Air Travel News
TSA eyes PreCheck expansion by outsourcing background checks
The Transportation Security Administration’s PreCheck program, which permits expedited screening procedures for “trusted travelers” who belong to participating airline frequent flyer programs, could be expanded to larger numbers of people as the agency is seeking vendors to take on the task of gathering personal data from applicants.
TSA has issued a call for proposals from non-governmental entities that might be able to provide background checks on individuals non currently participating in PreCheck. The agency said it is seeking the proposals with an eye toward “a further expansion of expedited physical screening, an initiative that directly support’s the TSA’s intelligence-driven, risk-based approach to security.”
The agency recently started testing a limited expansion of PreCheck in some airports by allowing TSA agents to pick out individuals from the regular security screening lanes and send them to the PreCheck lane if they appear to be trustworthy, and if the lines at PreCheck are short.

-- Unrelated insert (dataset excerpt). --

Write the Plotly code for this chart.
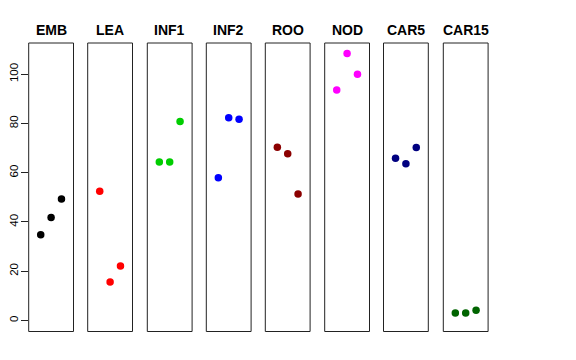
import plotly.graph_objects as go

panels = ["EMB", "LEA", "INF1", "INF2", "ROO", "NOD", "CAR5", "CAR15"]
colors = ["#000000", "#FF0000", "#00CD00", "#0000FF", "#8B0000", "#FF00FF", "#000080", "#006400"]
rep = [1, 2, 3]
emb = [34.8, 41.8, 49.3]
lea = [52.5, 15.6, 22.1]
inf1 = [64.4, 64.4, 80.8]
inf2 = [58.0, 82.3, 81.7]
roo = [70.4, 67.7, 51.4]
nod = [93.6, 108.4, 100.0]
car5 = [65.9, 63.6, 70.2]
car15 = [3.0, 3.0, 4.1]
values = [emb, lea, inf1, inf2, roo, nod, car5, car15]
yticks = [0, 20, 40, 60, 80, 100]

W, H = 576, 360
OFF = 8  # page body margin
lefts = [28.7, 87.7, 147.3, 206.3, 265.3, 324.7, 383.5, 443.3]
pw = 44.8
ytop, ybot = 43.0, 331.5

def px(x):
    return (x - OFF) / W

def py(y):
    return 1 - (y - OFF) / H

fig = go.Figure()
layout = dict(
    width=W, height=H, margin=dict(l=0, r=0, t=0, b=0, autoexpand=False),
    paper_bgcolor="white", plot_bgcolor="white", showlegend=False,
    font=dict(family="Liberation Sans, Arial, sans-serif", color="black"),
)
shapes = []
annotations = []
for i, (name, col, vals) in enumerate(zip(panels, colors, values)):
    k = i + 1
    xa = "x" if k == 1 else f"x{k}"
    fig.add_trace(go.Scatter(
        x=rep, y=vals, mode="markers", xaxis=xa, yaxis="y",
        marker=dict(color=col, size=7.5, line=dict(width=0)),
        hoverinfo="skip",
    ))
    d0 = px(lefts[i])
    d1 = px(lefts[i] + pw)
    layout["xaxis" if k == 1 else f"xaxis{k}"] = dict(
        domain=[d0, d1], range=[-0.16, 4.16], anchor="y",
        showgrid=False, zeroline=False, showticklabels=False, ticks="",
        showline=False, fixedrange=True, automargin=False,
    )
    shapes.append(dict(
        type="rect", xref=f"{xa} domain", yref="y domain",
        x0=0, x1=1, y0=0, y1=1, line=dict(color="#222222", width=1),
    ))
    annotations.append(dict(
        text=f"<b>{name}</b>", x=(d0 + d1) / 2, y=py(29.5),
        xref="paper", yref="paper", showarrow=False,
        xanchor="center", yanchor="middle",
        font=dict(size=14, color="black", family="Liberation Sans, Arial, sans-serif"),
    ))

layout["yaxis"] = dict(
    domain=[py(ybot), py(ytop)], range=[-4.5, 112.7], anchor="x",
    showgrid=False, zeroline=False, tickmode="array", tickvals=yticks,
    ticktext=[str(v) for v in yticks], ticks="outside", ticklen=7,
    tickcolor="#222222", tickangle=-90, showline=False, automargin=False,
    ticklabelstandoff=-2,
    tickfont=dict(size=11.5, color="black"), fixedrange=True,
)
layout["shapes"] = shapes
layout["annotations"] = annotations
fig.update_layout(**layout)
fig.write_html("out.html")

According to TSA, this new initiative with private vendors could “enhance aviation security by placing more focus on pre-screening individuals who are U.S. citizens, volunteer to participate, and are willing to provide some information about themselves that can be used to evaluate the degree of risk posed by that individual to the aviation transportation system.”
Potential vendors would also be expected to mount a program that would educate consumers about the advantages of PreCheck and enroll them for pre-screening in a way that is “convenient” and “user-friendly,” the solicitation said; and to pass along to TSA’s Secure Flight program the identity of persons who have passed the background checks.
Participating companies would be expected to impose strict safeguards on all personal data collected from passengers, and not to use it for any other purpose unless authorized in writing by the individual involved.
According to the TSA’s solicitation, the minimum data elements to be gathered on participants would be their full name, gender, and date of birth. TSA said it “could be desirable” if vendors also gathered other information to “further enhance the integrity of the risk reduction proposition,” such as address, employer, previous names used, Social Security number, positive identity verification “through the use of innovative concepts,” and images of any forms of ID provided by the applicant.
Successful enrollees would be assigned a “known traveler number” that would assure their access to PreCheck lanes. TSA said that while it wants to maximize participation in expedited screening, it nonetheless “recognizes that any process put into use will likely identify some travelers who may actually have no intent to cause harm, but are screened out due to specifics of their personal history.”